Once you take funds out of your 401k, the money is no longer protected from creditors. It's classified as ordinary cash or funds in a bank account.
If you intend to use all of the funds before filing for bankruptcy, you likely won't be at risk of losing any money in your bankruptcy case if you plan ahead. For instance, you can use the funds for a necessary purpose, such as replacing a broken HVAC unit or repairing the car you use for work, errands, and taking the kids to school.
If you purchase something with the funds, be sure that you can protect the asset with a bankruptcy exemption. You'll run into trouble if you use the funds to buy a nonexempt luxury item, such as a noncommercial boat or expensive recreational vehicle. You'll either lose the new purchase in Chapter 7 or have to pay an amount equivalent to its value in Chapter 13. It's a good practice to consult with a local bankruptcy attorney about the types of expenditures your local bankruptcy court finds acceptable.

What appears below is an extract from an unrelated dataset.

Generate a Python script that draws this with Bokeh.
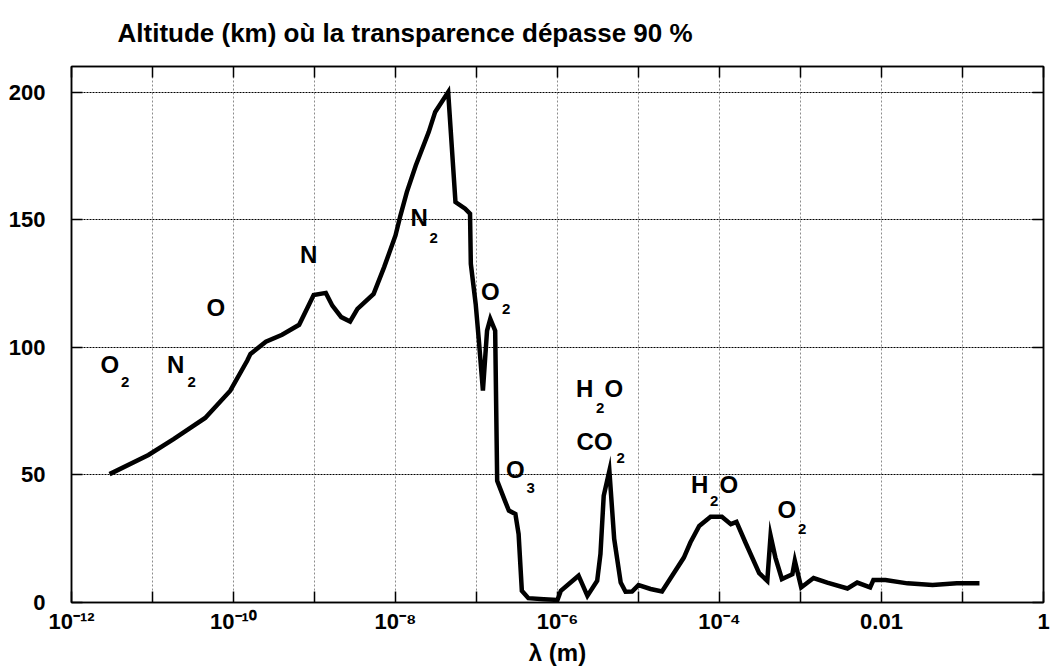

If your 401k loan funds are sitting in a bank account, you probably won't want to file for bankruptcy. Once out of the 401k account, you must protect the funds the way you would any money in a bank account—with a bankruptcy exemption.
Here's the problem. Most states don't protect much in the way of cash or a bank account balance, and some don't protect any at all. And don't expect the bankruptcy trustee to sympathize with you and let you keep the funds. Cash or money in the bank is an easy asset to value and seize. Plus, trustees receive a percentage of the funds paid out to creditors, which provides the trustee with even more incentive to snatch up these "low hanging fruit" assets.
Another option would be using a wildcard exemption—an exemption you can use for any asset of your choosing, although some states limit wildcard use to certain property. But again, wildcard exemption amounts vary significantly between states, and some don't offer a wildcard at all. Finally, the federal bankruptcy exemptions include a reasonably substantial wildcard exemption. Still, you'd have to live in one of the handfuls of states that allow a filer to use the federal exemptions in place of the state exemptions to use this approach.
While a 401k loan can be an easy and convenient way to obtain money, it also has drawbacks. When you take out a 401k loan, that money no longer earns a return, other than the percentage you pay yourself over time. Also, not paying back your loan can result in hefty penalties and adverse tax consequences. Consider talking to a financial advisor and evaluating other alternatives before borrowing against your 401k.
No one wants to lose property in bankruptcy, but it can happen—especially in Chapter 7. Chapter 7 debtors don't have the right to dismiss the case when the trustee wants to take property without first getting permission from the court. So it's essential to know how to protect cash and bank accounts in bankruptcy if that's the way you choose to go, as well as any other property before filing your action. Ultimately, the most prudent course of action is to consult with a knowledgeable bankruptcy lawyer.